TASK INSTRUCTIONS:
Return every line of the material exactly.
----- GIVEN INFORMATION
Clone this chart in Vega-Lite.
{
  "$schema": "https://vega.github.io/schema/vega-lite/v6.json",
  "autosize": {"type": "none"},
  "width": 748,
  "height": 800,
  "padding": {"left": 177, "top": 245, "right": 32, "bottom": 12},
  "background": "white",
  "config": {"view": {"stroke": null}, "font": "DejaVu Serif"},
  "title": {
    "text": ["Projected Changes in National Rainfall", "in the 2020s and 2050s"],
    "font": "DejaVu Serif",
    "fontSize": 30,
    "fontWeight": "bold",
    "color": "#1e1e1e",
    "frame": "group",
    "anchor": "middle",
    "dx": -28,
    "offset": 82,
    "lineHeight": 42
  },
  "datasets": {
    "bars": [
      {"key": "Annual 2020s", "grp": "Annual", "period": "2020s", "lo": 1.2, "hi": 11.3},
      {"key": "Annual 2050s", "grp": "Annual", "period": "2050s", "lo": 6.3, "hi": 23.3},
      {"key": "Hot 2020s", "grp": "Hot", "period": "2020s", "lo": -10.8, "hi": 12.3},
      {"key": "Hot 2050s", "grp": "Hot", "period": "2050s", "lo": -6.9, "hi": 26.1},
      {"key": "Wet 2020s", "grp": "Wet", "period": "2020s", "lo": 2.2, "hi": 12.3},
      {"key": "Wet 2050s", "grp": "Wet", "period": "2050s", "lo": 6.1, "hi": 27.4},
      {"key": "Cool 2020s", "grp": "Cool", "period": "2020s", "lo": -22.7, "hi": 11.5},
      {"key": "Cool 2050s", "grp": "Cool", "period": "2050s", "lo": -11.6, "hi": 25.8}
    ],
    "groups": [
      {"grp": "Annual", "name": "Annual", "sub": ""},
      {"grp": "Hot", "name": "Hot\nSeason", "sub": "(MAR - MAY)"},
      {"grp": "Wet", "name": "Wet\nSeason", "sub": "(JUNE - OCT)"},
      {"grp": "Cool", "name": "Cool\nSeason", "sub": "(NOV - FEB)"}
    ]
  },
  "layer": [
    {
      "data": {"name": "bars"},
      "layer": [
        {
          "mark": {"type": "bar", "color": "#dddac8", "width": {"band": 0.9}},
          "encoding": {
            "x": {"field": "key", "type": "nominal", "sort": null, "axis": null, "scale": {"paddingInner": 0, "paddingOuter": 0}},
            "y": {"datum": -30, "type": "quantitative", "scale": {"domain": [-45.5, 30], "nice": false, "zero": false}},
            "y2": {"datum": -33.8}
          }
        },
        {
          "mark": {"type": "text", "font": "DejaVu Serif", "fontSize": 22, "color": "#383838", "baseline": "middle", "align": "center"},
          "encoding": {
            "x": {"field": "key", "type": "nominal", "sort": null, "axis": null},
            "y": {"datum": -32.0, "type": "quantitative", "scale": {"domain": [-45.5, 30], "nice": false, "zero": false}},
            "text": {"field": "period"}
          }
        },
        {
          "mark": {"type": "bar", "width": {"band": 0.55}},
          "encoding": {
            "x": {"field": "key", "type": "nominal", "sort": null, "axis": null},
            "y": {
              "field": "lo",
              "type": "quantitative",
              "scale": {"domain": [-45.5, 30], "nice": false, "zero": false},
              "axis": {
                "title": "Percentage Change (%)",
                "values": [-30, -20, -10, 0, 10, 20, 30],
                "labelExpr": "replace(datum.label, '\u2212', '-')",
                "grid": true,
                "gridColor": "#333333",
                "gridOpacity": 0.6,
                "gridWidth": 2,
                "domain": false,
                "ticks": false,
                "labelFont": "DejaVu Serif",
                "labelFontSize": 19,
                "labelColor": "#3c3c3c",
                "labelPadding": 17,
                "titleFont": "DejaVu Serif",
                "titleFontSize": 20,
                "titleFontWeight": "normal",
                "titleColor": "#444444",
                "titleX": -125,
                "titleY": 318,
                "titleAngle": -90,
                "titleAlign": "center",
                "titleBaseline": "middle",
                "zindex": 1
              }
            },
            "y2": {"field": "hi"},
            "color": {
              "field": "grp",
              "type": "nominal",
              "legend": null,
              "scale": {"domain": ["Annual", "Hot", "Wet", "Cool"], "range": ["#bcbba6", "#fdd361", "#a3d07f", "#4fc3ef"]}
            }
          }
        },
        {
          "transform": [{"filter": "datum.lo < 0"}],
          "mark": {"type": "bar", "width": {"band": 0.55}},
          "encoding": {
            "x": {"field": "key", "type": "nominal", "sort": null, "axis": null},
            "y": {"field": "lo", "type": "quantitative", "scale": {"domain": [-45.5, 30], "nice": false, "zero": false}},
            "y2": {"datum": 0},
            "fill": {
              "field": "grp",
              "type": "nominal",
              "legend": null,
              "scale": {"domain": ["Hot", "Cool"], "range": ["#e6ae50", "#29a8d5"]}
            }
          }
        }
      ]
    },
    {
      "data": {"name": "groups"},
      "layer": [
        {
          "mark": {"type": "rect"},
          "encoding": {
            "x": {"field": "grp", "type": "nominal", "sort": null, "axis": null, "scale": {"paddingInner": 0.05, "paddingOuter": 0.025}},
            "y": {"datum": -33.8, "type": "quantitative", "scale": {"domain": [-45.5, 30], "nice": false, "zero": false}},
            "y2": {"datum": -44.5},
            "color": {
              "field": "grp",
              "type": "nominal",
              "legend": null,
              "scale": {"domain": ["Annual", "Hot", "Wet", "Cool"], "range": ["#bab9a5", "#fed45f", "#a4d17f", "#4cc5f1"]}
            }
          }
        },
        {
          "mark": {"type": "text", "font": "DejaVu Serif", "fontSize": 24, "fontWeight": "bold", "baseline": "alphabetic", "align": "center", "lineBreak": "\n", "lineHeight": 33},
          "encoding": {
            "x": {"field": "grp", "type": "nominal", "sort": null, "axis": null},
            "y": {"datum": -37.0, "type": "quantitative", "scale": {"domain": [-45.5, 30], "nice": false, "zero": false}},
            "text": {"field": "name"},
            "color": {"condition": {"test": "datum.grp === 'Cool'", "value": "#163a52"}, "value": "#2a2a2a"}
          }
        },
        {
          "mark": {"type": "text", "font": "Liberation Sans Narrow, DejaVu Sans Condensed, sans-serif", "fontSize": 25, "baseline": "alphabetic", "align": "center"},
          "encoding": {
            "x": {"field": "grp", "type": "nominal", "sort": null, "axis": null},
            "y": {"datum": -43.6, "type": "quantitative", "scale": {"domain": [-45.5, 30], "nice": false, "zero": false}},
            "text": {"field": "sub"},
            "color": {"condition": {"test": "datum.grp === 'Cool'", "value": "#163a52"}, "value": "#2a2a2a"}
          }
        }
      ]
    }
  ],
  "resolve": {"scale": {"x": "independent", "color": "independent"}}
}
----------
THE RESPONSE:
Clone this chart in Vega-Lite.
{
  "$schema": "https://vega.github.io/schema/vega-lite/v6.json",
  "autosize": {"type": "none"},
  "width": 748,
  "height": 800,
  "padding": {"left": 177, "top": 245, "right": 32, "bottom": 12},
  "background": "white",
  "config": {"view": {"stroke": null}, "font": "DejaVu Serif"},
  "title": {
    "text": ["Projected Changes in National Rainfall", "in the 2020s and 2050s"],
    "font": "DejaVu Serif",
    "fontSize": 30,
    "fontWeight": "bold",
    "color": "#1e1e1e",
    "frame": "group",
    "anchor": "middle",
    "dx": -28,
    "offset": 82,
    "lineHeight": 42
  },
  "datasets": {
    "bars": [
      {"key": "Annual 2020s", "grp": "Annual", "period": "2020s", "lo": 1.2, "hi": 11.3},
      {"key": "Annual 2050s", "grp": "Annual", "period": "2050s", "lo": 6.3, "hi": 23.3},
      {"key": "Hot 2020s", "grp": "Hot", "period": "2020s", "lo": -10.8, "hi": 12.3},
      {"key": "Hot 2050s", "grp": "Hot", "period": "2050s", "lo": -6.9, "hi": 26.1},
      {"key": "Wet 2020s", "grp": "Wet", "period": "2020s", "lo": 2.2, "hi": 12.3},
      {"key": "Wet 2050s", "grp": "Wet", "period": "2050s", "lo": 6.1, "hi": 27.4},
      {"key": "Cool 2020s", "grp": "Cool", "period": "2020s", "lo": -22.7, "hi": 11.5},
      {"key": "Cool 2050s", "grp": "Cool", "period": "2050s", "lo": -11.6, "hi": 25.8}
    ],
    "groups": [
      {"grp": "Annual", "name": "Annual", "sub": ""},
      {"grp": "Hot", "name": "Hot\nSeason", "sub": "(MAR - MAY)"},
      {"grp": "Wet", "name": "Wet\nSeason", "sub": "(JUNE - OCT)"},
      {"grp": "Cool", "name": "Cool\nSeason", "sub": "(NOV - FEB)"}
    ]
  },
  "layer": [
    {
      "data": {"name": "bars"},
      "layer": [
        {
          "mark": {"type": "bar", "color": "#dddac8", "width": {"band": 0.9}},
          "encoding": {
            "x": {"field": "key", "type": "nominal", "sort": null, "axis": null, "scale": {"paddingInner": 0, "paddingOuter": 0}},
            "y": {"datum": -30, "type": "quantitative", "scale": {"domain": [-45.5, 30], "nice": false, "zero": false}},
            "y2": {"datum": -33.8}
          }
        },
        {
          "mark": {"type": "text", "font": "DejaVu Serif", "fontSize": 22, "color": "#383838", "baseline": "middle", "align": "center"},
          "encoding": {
            "x": {"field": "key", "type": "nominal", "sort": null, "axis": null},
            "y": {"datum": -32.0, "type": "quantitative", "scale": {"domain": [-45.5, 30], "nice": false, "zero": false}},
            "text": {"field": "period"}
          }
        },
        {
          "mark": {"type": "bar", "width": {"band": 0.55}},
          "encoding": {
            "x": {"field": "key", "type": "nominal", "sort": null, "axis": null},
            "y": {
              "field": "lo",
              "type": "quantitative",
              "scale": {"domain": [-45.5, 30], "nice": false, "zero": false},
              "axis": {
                "title": "Percentage Change (%)",
                "values": [-30, -20, -10, 0, 10, 20, 30],
                "labelExpr": "replace(datum.label, '\u2212', '-')",
                "grid": true,
                "gridColor": "#333333",
                "gridOpacity": 0.6,
                "gridWidth": 2,
                "domain": false,
                "ticks": false,
                "labelFont": "DejaVu Serif",
                "labelFontSize": 19,
                "labelColor": "#3c3c3c",
                "labelPadding": 17,
                "titleFont": "DejaVu Serif",
                "titleFontSize": 20,
                "titleFontWeight": "normal",
                "titleColor": "#444444",
                "titleX": -125,
                "titleY": 318,
                "titleAngle": -90,
                "titleAlign": "center",
                "titleBaseline": "middle",
                "zindex": 1
              }
            },
            "y2": {"field": "hi"},
            "color": {
              "field": "grp",
              "type": "nominal",
              "legend": null,
              "scale": {"domain": ["Annual", "Hot", "Wet", "Cool"], "range": ["#bcbba6", "#fdd361", "#a3d07f", "#4fc3ef"]}
            }
          }
        },
        {
          "transform": [{"filter": "datum.lo < 0"}],
          "mark": {"type": "bar", "width": {"band": 0.55}},
          "encoding": {
            "x": {"field": "key", "type": "nominal", "sort": null, "axis": null},
            "y": {"field": "lo", "type": "quantitative", "scale": {"domain": [-45.5, 30], "nice": false, "zero": false}},
            "y2": {"datum": 0},
            "fill": {
              "field": "grp",
              "type": "nominal",
              "legend": null,
              "scale": {"domain": ["Hot", "Cool"], "range": ["#e6ae50", "#29a8d5"]}
            }
          }
        }
      ]
    },
    {
      "data": {"name": "groups"},
      "layer": [
        {
          "mark": {"type": "rect"},
          "encoding": {
            "x": {"field": "grp", "type": "nominal", "sort": null, "axis": null, "scale": {"paddingInner": 0.05, "paddingOuter": 0.025}},
            "y": {"datum": -33.8, "type": "quantitative", "scale": {"domain": [-45.5, 30], "nice": false, "zero": false}},
            "y2": {"datum": -44.5},
            "color": {
              "field": "grp",
              "type": "nominal",
              "legend": null,
              "scale": {"domain": ["Annual", "Hot", "Wet", "Cool"], "range": ["#bab9a5", "#fed45f", "#a4d17f", "#4cc5f1"]}
            }
          }
        },
        {
          "mark": {"type": "text", "font": "DejaVu Serif", "fontSize": 24, "fontWeight": "bold", "baseline": "alphabetic", "align": "center", "lineBreak": "\n", "lineHeight": 33},
          "encoding": {
            "x": {"field": "grp", "type": "nominal", "sort": null, "axis": null},
            "y": {"datum": -37.0, "type": "quantitative", "scale": {"domain": [-45.5, 30], "nice": false, "zero": false}},
            "text": {"field": "name"},
            "color": {"condition": {"test": "datum.grp === 'Cool'", "value": "#163a52"}, "value": "#2a2a2a"}
          }
        },
        {
          "mark": {"type": "text", "font": "Liberation Sans Narrow, DejaVu Sans Condensed, sans-serif", "fontSize": 25, "baseline": "alphabetic", "align": "center"},
          "encoding": {
            "x": {"field": "grp", "type": "nominal", "sort": null, "axis": null},
            "y": {"datum": -43.6, "type": "quantitative", "scale": {"domain": [-45.5, 30], "nice": false, "zero": false}},
            "text": {"field": "sub"},
            "color": {"condition": {"test": "datum.grp === 'Cool'", "value": "#163a52"}, "value": "#2a2a2a"}
          }
        }
      ]
    }
  ],
  "resolve": {"scale": {"x": "independent", "color": "independent"}}
}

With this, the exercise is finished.